Chargers quarterback Philip Rivers, as expected, made a ton of great plays. He threw three touchdown passes and has 15 in six games, with only two interceptions.

“We thought about blitzing him,” Sparano said about Rivers. “We blitzed him a couple of times early. We got to him a couple of different ways, but with Philip, as I said earlier in the week, if you don’t tackle him he’s a guy that buys time. He’s going to hurt you in those situations, and he hurt us in one or two of those situations today. You have to pick your poison a little bit with him.”

They’ll find no antidote in Carson Palmer of Arizona, next week’s opponent. The Cardinals are 4-1, and Palmer, who was with the Raiders three years ago, has recovered from his injuries.

“That’s the best team in the league according to some,” Sparano said of the Cardinals, and then switching to San Diego, “That’s one of the best teams out there today, and our kids played hard. We have to be in these kind of football games and finally one of these kind of games. That’s how we turn this thing around.”

They turn it around by shutting down the opponent, by playing the sort of defense the Raiders have not displayed for years.

Carrie could be part of that renaissance.

“His impact,” Sparano said of Carrie, ”was in two areas. I felt him challenging the ball on defense.
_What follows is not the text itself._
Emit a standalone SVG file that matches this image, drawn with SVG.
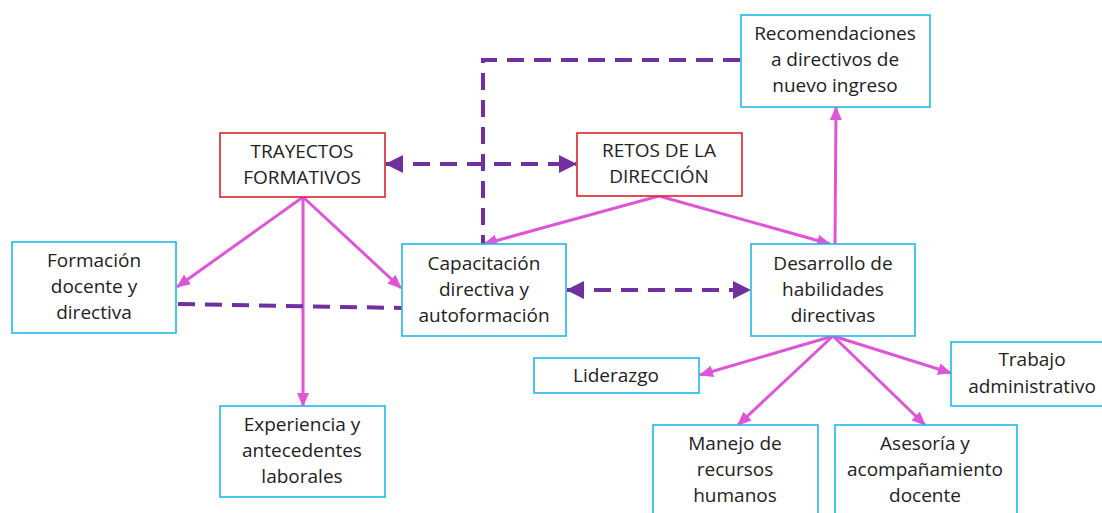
<svg xmlns="http://www.w3.org/2000/svg" width="1102" height="513" viewBox="0 0 1102 513">
<style>
.box{fill:#fff;stroke-width:1.6}
.red{stroke:#dc2228}
.blue{stroke:#1eb8ee}
text{font-family:"Open Sans","Noto Sans",sans-serif;font-size:19px;fill:#222;text-anchor:middle}
.pk{fill:none;stroke:#e055d8;stroke-width:3}
.pu{fill:none;stroke:#7030a0;stroke-width:4;stroke-dasharray:17 10}
</style>
<defs>
<marker id="mpk" markerUnits="userSpaceOnUse" markerWidth="14" markerHeight="12" refX="13" refY="6" orient="auto"><path d="M0,0 L14,6 L0,12 Z" fill="#e055d8"/></marker>
<marker id="mpu" markerUnits="userSpaceOnUse" markerWidth="18" markerHeight="18" refX="17" refY="9" orient="auto-start-reverse"><path d="M0,0 L18,9 L0,18 Z" fill="#7030a0"/></marker>
</defs>
<rect width="1102" height="513" fill="#fff"/>
<g id="connectors">
<line class="pk" x1="303" y1="197" x2="177" y2="287" marker-end="url(#mpk)"/>
<line class="pk" x1="303" y1="197" x2="401" y2="288" marker-end="url(#mpk)"/>
<line class="pk" x1="303" y1="197" x2="303" y2="406" marker-end="url(#mpk)"/>
<line class="pk" x1="659" y1="196" x2="484" y2="244" marker-end="url(#mpk)"/>
<line class="pk" x1="659" y1="196" x2="830" y2="244" marker-end="url(#mpk)"/>
<line class="pk" x1="835" y1="244" x2="836" y2="107" marker-end="url(#mpk)"/>
<line class="pk" x1="833" y1="336" x2="700" y2="375" marker-end="url(#mpk)"/>
<line class="pk" x1="833" y1="336" x2="738" y2="425" marker-end="url(#mpk)"/>
<line class="pk" x1="833" y1="336" x2="925" y2="425" marker-end="url(#mpk)"/>
<line class="pk" x1="833" y1="336" x2="951" y2="373" marker-end="url(#mpk)"/>
<line class="pu" x1="386" y1="164" x2="576" y2="164" marker-start="url(#mpu)" marker-end="url(#mpu)"/>
<line class="pu" x1="567" y1="290" x2="750" y2="290" marker-start="url(#mpu)" marker-end="url(#mpu)"/>
<line class="pu" x1="178" y1="304" x2="402" y2="308"/>
<polyline class="pu" points="740,60 483,60 483,244"/>
</g>
<g id="recomendaciones"><rect class="box blue" x="741" y="15" width="189" height="92"/><text x="835" y="40">Recomendaciones</text><text x="835" y="66">a directivos de</text><text x="835" y="92">nuevo ingreso</text></g>
<g id="trayectos"><rect class="box red" x="220" y="133" width="165" height="64"/><text x="302" y="158">TRAYECTOS</text><text x="302" y="184">FORMATIVOS</text></g>
<g id="retos"><rect class="box red" x="577" y="133" width="165" height="63"/><text x="659" y="157">RETOS DE LA</text><text x="659" y="183">DIRECCIÓN</text></g>
<g id="formacion"><rect class="box blue" x="12" y="242" width="164" height="91"/><text x="94" y="267">Formación</text><text x="94" y="293">docente y</text><text x="94" y="319">directiva</text></g>
<g id="capacitacion"><rect class="box blue" x="402" y="244" width="164" height="92"/><text x="484" y="270">Capacitación</text><text x="484" y="296">directiva y</text><text x="484" y="322">autoformación</text></g>
<g id="desarrollo"><rect class="box blue" x="751" y="244" width="164" height="92"/><text x="833" y="270">Desarrollo de</text><text x="833" y="296">habilidades</text><text x="833" y="322">directivas</text></g>
<g id="liderazgo"><rect class="box blue" x="534" y="358" width="165" height="35"/><text x="616" y="382">Liderazgo</text></g>
<g id="trabajo"><rect class="box blue" x="951" y="342" width="163" height="64"/><text x="1032" y="366">Trabajo</text><text x="1032" y="393">administrativo</text></g>
<g id="experiencia"><rect class="box blue" x="220" y="406" width="165" height="91"/><text x="302" y="431">Experiencia y</text><text x="302" y="457">antecedentes</text><text x="302" y="483">laborales</text></g>
<g id="manejo"><rect class="box blue" x="653" y="425" width="165" height="95"/><text x="735" y="450">Manejo de</text><text x="735" y="476">recursos</text><text x="735" y="502">humanos</text></g>
<g id="asesoria"><rect class="box blue" x="835" y="425" width="182" height="95"/><text x="925" y="450">Asesoría y</text><text x="925" y="476">acompañamiento</text><text x="925" y="502">docente</text></g>
</svg>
I felt him around the ball. And then on special teams, on kickoffs (3 for 85 yards) and the punt returns, he really did a nice job.

“Look at TJ. Look at (rookie linebacker) Khalil Mack flying around and Gabe Jackson and these kids. It’s a good place to be right now.”

Did he mean for the Raiders or, as was the case for the Chargers and their dominant time of possession, the opposition? For Oakland there weren’t enough stops. And at 0-5, there certainly aren’t enough wins.